Even when life is pretty cushy and there are no obvious big battles going on, the devil can still find areas of weakness where he can attack us. Things are going well for our family but I still have days where I need to protect myself and 'fight' to live in the victory that Jesus has won for me.
So, for example, if I have a day where I have the girls by myself all day and I'm not seeing many people or I have to run some errands which they won't enjoy and which are likely to be stressful, I might be tempted to think in the morning that the day will go badly. Or if Chloe is having an early tantrum or Livia has had a bad night, I can write off the day as a failure without trying to think positively. If I start my day with my head down it is likely to go that way! When I had a rough couple of weeks after Livia was first born, I often felt anxious and depressed before anything had actually happened and didn't fight to control my mind and emotions. I almost didn't have the energy to try and get myself out of negative thinking.

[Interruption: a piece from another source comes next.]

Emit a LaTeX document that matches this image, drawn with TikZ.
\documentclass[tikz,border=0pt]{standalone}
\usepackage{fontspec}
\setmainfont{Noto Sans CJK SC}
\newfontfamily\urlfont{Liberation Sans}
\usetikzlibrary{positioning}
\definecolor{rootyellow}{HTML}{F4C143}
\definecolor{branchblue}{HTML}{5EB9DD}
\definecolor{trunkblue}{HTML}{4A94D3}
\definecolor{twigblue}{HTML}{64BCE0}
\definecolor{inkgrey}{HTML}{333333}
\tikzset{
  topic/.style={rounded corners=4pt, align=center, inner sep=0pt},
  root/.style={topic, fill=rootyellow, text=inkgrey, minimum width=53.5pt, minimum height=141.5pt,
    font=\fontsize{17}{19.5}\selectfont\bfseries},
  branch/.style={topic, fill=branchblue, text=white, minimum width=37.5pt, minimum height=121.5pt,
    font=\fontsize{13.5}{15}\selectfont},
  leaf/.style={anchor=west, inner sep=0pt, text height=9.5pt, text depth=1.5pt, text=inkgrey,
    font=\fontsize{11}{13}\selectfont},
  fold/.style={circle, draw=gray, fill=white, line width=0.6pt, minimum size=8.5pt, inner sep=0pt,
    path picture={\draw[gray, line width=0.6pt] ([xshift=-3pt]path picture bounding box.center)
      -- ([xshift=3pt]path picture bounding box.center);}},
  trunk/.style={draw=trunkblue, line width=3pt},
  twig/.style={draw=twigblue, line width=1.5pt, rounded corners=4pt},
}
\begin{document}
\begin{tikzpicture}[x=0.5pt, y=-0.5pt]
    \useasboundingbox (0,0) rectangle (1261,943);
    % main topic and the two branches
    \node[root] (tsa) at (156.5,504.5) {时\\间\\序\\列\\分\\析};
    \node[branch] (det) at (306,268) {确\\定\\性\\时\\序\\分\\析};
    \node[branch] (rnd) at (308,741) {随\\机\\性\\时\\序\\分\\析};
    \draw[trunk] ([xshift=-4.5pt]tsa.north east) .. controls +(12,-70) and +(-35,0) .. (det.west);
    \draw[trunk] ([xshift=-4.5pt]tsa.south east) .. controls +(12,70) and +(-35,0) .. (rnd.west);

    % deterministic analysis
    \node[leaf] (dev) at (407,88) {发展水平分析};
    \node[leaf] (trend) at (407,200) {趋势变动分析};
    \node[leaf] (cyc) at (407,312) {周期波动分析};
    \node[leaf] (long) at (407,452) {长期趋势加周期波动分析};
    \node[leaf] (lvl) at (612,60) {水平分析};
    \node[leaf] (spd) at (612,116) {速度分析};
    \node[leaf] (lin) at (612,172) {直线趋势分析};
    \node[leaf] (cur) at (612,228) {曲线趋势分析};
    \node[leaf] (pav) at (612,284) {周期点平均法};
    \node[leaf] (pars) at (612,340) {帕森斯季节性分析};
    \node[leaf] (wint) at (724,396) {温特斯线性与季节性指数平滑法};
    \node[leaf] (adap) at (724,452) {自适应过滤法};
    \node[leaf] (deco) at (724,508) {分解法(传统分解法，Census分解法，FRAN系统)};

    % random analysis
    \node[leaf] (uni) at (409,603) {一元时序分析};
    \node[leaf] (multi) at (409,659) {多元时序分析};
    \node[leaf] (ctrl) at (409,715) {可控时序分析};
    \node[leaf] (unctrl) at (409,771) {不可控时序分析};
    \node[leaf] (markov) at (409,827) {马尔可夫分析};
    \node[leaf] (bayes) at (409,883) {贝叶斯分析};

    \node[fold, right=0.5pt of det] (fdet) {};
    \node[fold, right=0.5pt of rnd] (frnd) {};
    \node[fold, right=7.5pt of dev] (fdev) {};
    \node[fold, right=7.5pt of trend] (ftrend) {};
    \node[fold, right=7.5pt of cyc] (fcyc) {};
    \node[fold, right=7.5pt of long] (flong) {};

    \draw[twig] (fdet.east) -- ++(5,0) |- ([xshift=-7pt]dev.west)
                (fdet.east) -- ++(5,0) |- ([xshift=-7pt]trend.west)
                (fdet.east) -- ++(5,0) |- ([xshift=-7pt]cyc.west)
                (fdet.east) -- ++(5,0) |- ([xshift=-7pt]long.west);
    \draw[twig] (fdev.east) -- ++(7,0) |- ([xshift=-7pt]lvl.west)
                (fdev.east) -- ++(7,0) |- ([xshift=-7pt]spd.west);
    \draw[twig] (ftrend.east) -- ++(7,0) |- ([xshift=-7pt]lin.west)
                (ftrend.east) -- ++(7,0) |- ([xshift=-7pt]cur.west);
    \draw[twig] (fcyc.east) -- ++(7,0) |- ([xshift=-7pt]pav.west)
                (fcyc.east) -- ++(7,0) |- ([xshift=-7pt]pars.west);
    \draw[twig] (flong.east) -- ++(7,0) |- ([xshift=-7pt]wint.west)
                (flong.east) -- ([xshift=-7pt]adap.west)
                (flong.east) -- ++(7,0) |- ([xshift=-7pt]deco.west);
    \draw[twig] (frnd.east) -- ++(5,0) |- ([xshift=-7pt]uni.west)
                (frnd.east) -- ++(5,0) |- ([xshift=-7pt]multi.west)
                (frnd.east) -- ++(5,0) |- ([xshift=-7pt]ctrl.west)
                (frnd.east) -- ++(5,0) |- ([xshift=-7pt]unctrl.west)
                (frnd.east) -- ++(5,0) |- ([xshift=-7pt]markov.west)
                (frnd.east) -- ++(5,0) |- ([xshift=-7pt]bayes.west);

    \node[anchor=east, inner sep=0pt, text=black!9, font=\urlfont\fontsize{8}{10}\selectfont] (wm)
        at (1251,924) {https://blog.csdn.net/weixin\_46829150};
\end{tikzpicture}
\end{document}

It is obviously a good thing to cry out to God for help during moments of feeling down and anxious. But I think there is an element of needing to arm ourselves and fight the devil rather than passively letting life throw us about or waiting for rescue. God has already won the victory, the devil already is defeated and feelings of failure shouldn't apply to us.

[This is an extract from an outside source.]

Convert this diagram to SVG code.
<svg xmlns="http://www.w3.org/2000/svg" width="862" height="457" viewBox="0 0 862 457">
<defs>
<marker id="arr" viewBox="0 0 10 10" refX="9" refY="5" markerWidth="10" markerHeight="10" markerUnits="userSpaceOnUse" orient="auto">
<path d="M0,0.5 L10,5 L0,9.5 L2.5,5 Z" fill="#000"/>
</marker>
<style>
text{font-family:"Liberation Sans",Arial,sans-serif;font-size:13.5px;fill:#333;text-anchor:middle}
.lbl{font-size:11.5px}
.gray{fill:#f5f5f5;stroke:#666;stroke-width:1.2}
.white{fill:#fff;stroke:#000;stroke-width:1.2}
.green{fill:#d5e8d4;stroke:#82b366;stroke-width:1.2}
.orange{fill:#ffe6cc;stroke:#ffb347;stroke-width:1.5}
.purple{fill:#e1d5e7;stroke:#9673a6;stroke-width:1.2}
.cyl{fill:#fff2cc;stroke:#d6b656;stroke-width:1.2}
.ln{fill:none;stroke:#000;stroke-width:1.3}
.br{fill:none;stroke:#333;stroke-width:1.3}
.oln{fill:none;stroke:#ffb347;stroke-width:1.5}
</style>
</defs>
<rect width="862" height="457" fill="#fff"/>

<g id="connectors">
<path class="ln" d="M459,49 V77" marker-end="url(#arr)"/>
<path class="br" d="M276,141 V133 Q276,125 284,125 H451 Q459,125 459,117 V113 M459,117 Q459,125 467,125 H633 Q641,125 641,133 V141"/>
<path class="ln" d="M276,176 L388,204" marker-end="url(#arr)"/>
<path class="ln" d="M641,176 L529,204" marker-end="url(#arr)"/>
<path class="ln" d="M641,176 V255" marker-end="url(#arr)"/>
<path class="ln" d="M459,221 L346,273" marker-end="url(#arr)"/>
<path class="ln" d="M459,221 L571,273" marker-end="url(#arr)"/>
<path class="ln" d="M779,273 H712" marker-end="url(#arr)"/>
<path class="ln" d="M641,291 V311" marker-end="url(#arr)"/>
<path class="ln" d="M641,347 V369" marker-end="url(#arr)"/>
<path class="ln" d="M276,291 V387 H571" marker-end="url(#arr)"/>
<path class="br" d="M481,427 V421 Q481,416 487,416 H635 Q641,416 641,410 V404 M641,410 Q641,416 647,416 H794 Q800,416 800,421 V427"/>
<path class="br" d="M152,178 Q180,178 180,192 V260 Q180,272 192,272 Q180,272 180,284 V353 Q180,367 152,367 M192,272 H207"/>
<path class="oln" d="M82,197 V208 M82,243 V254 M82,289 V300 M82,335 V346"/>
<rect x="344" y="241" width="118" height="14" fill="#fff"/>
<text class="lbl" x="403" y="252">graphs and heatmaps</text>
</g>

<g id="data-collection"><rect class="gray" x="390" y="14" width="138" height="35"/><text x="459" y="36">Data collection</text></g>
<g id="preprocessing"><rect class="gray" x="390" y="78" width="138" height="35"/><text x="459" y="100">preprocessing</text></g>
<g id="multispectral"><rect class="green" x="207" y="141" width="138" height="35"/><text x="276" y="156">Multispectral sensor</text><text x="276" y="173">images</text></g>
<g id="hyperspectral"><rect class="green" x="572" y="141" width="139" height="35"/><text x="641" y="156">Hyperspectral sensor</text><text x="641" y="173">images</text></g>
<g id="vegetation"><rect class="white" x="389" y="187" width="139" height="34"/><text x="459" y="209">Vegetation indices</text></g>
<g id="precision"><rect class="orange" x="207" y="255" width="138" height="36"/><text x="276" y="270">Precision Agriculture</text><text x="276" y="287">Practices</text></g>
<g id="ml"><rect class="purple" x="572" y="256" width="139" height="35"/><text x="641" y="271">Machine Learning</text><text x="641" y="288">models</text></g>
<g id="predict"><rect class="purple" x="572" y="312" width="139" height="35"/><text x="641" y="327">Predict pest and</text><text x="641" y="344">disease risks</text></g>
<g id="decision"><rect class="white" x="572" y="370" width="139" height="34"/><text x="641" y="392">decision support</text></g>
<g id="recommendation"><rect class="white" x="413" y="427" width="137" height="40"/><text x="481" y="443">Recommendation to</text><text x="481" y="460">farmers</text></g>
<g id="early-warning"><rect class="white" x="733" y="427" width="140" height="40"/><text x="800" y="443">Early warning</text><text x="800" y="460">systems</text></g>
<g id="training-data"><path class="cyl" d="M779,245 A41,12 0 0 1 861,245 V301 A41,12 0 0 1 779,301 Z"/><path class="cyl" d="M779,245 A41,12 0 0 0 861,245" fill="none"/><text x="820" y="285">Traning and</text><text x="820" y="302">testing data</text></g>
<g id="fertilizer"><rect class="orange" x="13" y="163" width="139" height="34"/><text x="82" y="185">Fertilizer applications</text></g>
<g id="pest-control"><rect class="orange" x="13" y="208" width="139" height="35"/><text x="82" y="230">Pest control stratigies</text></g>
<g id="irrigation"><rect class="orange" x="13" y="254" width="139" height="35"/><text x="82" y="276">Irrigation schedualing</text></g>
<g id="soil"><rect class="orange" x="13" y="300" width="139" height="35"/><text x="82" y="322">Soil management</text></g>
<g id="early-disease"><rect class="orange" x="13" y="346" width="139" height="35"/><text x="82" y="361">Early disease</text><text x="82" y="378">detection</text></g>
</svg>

I have found these verses helpful:
'8 Be sober-minded; be watchful. Your adversary the devil prowls around like a roaring lion, seeking someone to devour.
9 Resist him, firm in your faith, knowing that the same kinds of suffering are being experienced by your brotherhood throughout the world.

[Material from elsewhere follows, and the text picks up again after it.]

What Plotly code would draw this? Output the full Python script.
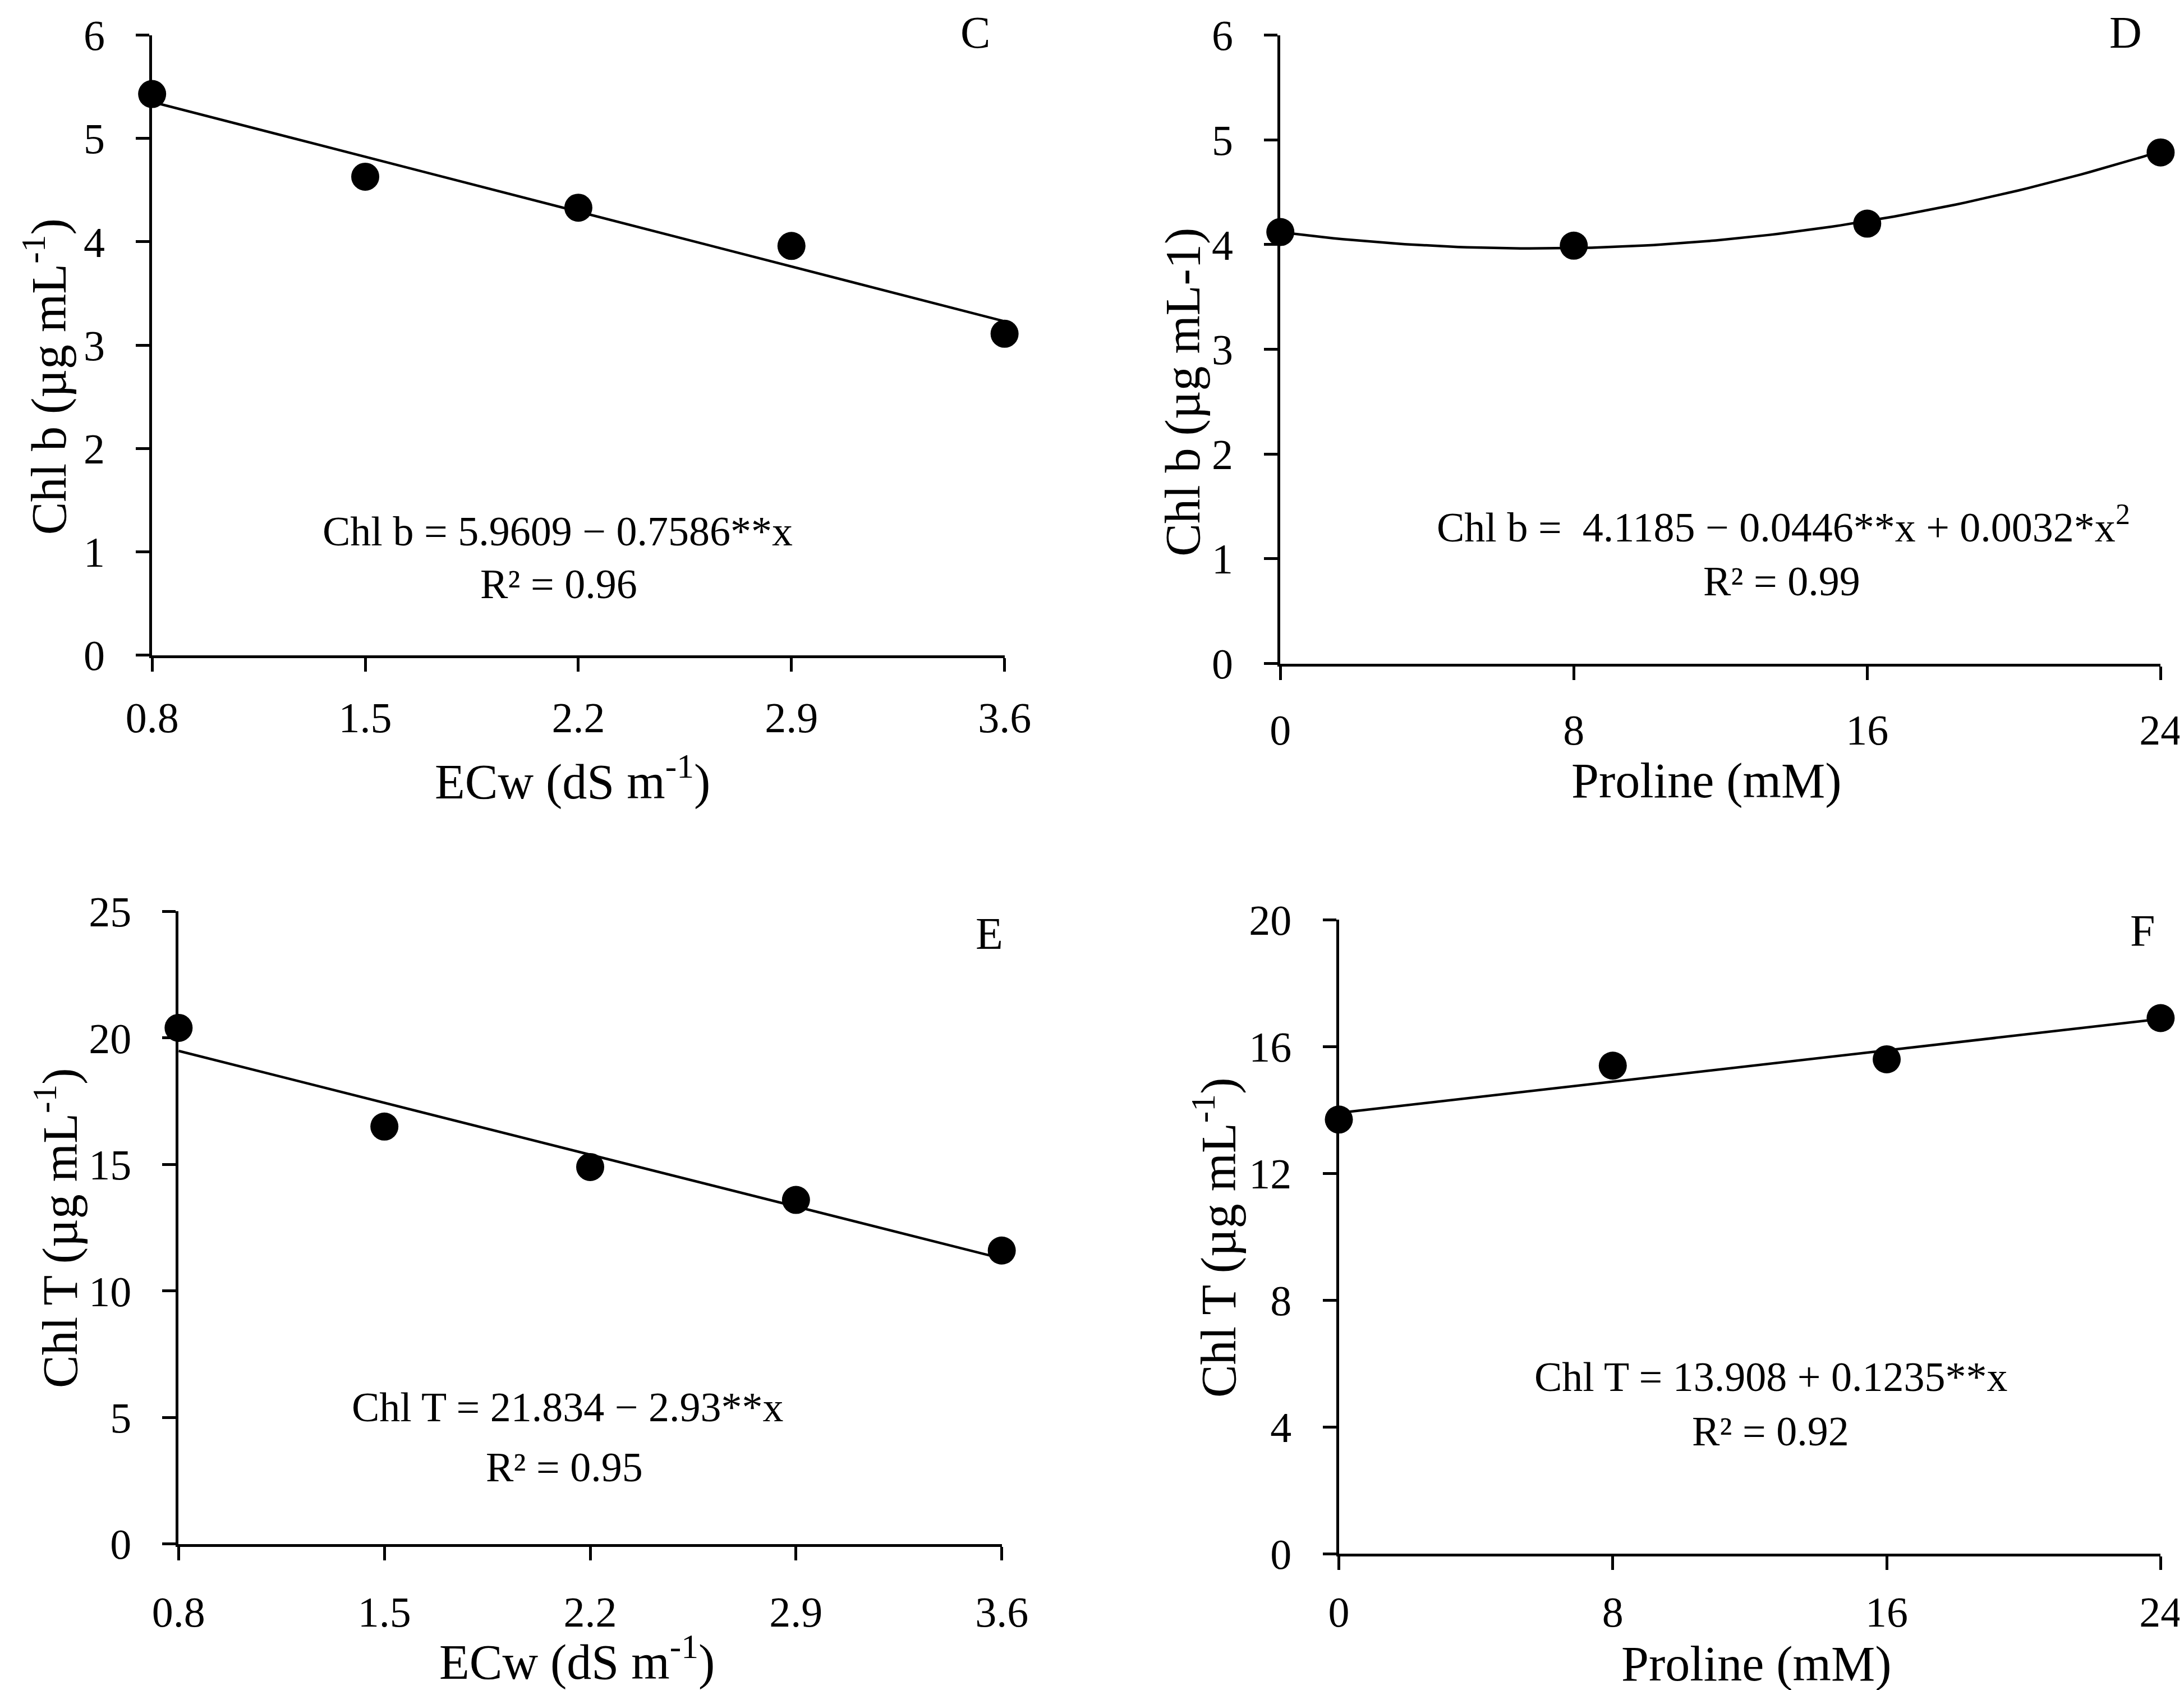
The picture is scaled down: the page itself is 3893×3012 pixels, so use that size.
import numpy as np
import plotly.graph_objects as go

# ---- data ----
ecw = [0.8, 1.5, 2.2, 2.9, 3.6]
proline = [0, 8, 16, 24]

chlb_ecw = [5.43, 4.63, 4.33, 3.96, 3.11]
chlb_pro = [4.12, 3.99, 4.20, 4.88]
chlt_ecw = [20.4, 16.5, 14.9, 13.6, 11.6]
chlt_pro = [13.7, 15.4, 15.6, 16.9]

# regression coefficients printed on each panel (c0, c1, c2)
coef_c = [5.9609, -0.7586, 0.0]
coef_d = [4.1185, -0.0446, 0.0032]
coef_e = [21.834, -2.93, 0.0]
coef_f = [13.908, 0.1235, 0.0]

ecw_ticks = [0.8, 1.5, 2.2, 2.9, 3.6]
pro_ticks = [0, 8, 16, 24]

W, H = 3893, 3012
REF_W, REF_H = 1568, 1213
FONT = "Liberation Serif"


def px(x):
    return x / REF_W


def py(y):
    return 1 - y / REF_H


fig = go.Figure()

panels = [
    dict(xs=ecw, ys=chlb_ecw, coef=coef_c, xr=[0.8, 3.6], yr=[0, 6], xt=ecw_ticks, yd=1,
         dx=[px(106), px(718)], dy=[py(467), py(22)], xstand=17),
    dict(xs=proline, ys=chlb_pro, coef=coef_d, xr=[0, 24], yr=[0, 6], xt=pro_ticks, yd=1,
         dx=[px(916), px(1548)], dy=[py(473), py(22)], xstand=24),
    dict(xs=ecw, ys=chlt_ecw, coef=coef_e, xr=[0.8, 3.6], yr=[0, 25], xt=ecw_ticks, yd=5,
         dx=[px(125), px(716)], dy=[py(1105), py(651)], xstand=27),
    dict(xs=proline, ys=chlt_pro, coef=coef_f, xr=[0, 24], yr=[0, 20], xt=pro_ticks, yd=4,
         dx=[px(958), px(1548)], dy=[py(1112), py(657)], xstand=10),
]

for i, p in enumerate(panels):
    sfx = "" if i == 0 else str(i + 1)
    c0, c1, c2 = p["coef"]
    xf = np.linspace(p["xr"][0], p["xr"][1], 100)
    yf = c0 + c1 * xf + c2 * xf ** 2
    fig.add_trace(go.Scatter(x=xf, y=yf, mode="lines", xaxis="x" + sfx, yaxis="y" + sfx,
                             line=dict(color="black", width=4.5), cliponaxis=False,
                             hoverinfo="skip"))
    fig.add_trace(go.Scatter(x=p["xs"], y=p["ys"], mode="markers", xaxis="x" + sfx,
                             yaxis="y" + sfx, marker=dict(color="black", size=50),
                             cliponaxis=False))

    axis_common = dict(showgrid=False, zeroline=False, showline=True, linecolor="black",
                       linewidth=5, ticks="outside", ticklen=24, tickwidth=5, tickcolor="black",
                       automargin=False,
                       tickfont=dict(family=FONT, size=76, color="black"))
    fig.update_layout(**{
        "xaxis" + sfx: dict(domain=p["dx"], range=p["xr"], tickmode="array", tickvals=p["xt"],
                            ticktext=[f"{t:g}" for t in p["xt"]], anchor="y" + sfx,
                            ticklabelstandoff=p["xstand"], **axis_common),
        "yaxis" + sfx: dict(domain=p["dy"], range=p["yr"], dtick=p["yd"], anchor="x" + sfx,
                            ticklabelstandoff=40, **axis_common),
    })

notes = [
    # y-axis titles
    ("Chl b (µg mL<sup>-1</sup>)", 29.5, 267, 88, -90),
    ("Chl b (µg mL-1)", 846, 278, 88, -90),
    ("Chl T (µg mL<sup>-1</sup>)", 37, 878, 88, -90),
    ("Chl T (µg mL<sup>-1</sup>)", 869, 885, 88, -90),
    # x-axis titles
    ("ECw (dS m<sup>-1</sup>)", 408, 555, 88, 0),
    ("Proline (mM)", 1222, 557, 88, 0),
    ("ECw (dS m<sup>-1</sup>)", 411, 1187, 88, 0),
    ("Proline (mM)", 1258, 1191, 88, 0),
    # equations
    ("Chl b = 5.9609 − 0.7586**x", 397, 378, 74, 0),
    ("R² = 0.96", 398, 416, 74, 0),
    ("Chl b =  4.1185 − 0.0446**x + 0.0032*x<sup>2</sup>", 1277, 373, 74, 0),
    ("R² = 0.99", 1276, 414, 74, 0),
    ("Chl T = 21.834 − 2.93**x", 404, 1007, 74, 0),
    ("R² = 0.95", 402, 1050, 74, 0),
    ("Chl T = 13.908 + 0.1235**x", 1268, 985, 74, 0),
    ("R² = 0.92", 1268, 1024, 74, 0),
    # panel letters
    ("C", 697, 20, 80, 0),
    ("D", 1523, 20, 80, 0),
    ("E", 707, 667, 80, 0),
    ("F", 1535, 665, 80, 0),
]

for text, x, y, size, angle in notes:
    fig.add_annotation(text=text, x=px(x), y=py(y), xref="paper", yref="paper",
                       xanchor="center", yanchor="middle", showarrow=False, textangle=angle,
                       font=dict(family=FONT, size=size, color="black"))

fig.update_layout(width=W, height=H, margin=dict(l=0, r=0, t=0, b=0, pad=0),
                  paper_bgcolor="white", plot_bgcolor="white", showlegend=False)

fig.write_html("out.html")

10 And after you have suffered a little while, the God of all grace, who has called you to his eternal glory in Christ, will himself restore, confirm, strengthen, and establish you.'
1 Peter 5:6-10
This verse instructs us to 'resist' the devil and not give in. It is calling for an active response. In the same way we are told to put on our spiritual armour - it isn't permanently attached!
So the next time I have to take Chloe and Livia somewhere they are likely to act up or I have a day of no plans, I will resist the anxious knot in my stomach and don my shield of faith. I am so thankful that I have a God who provides me with divine protection in every day battles!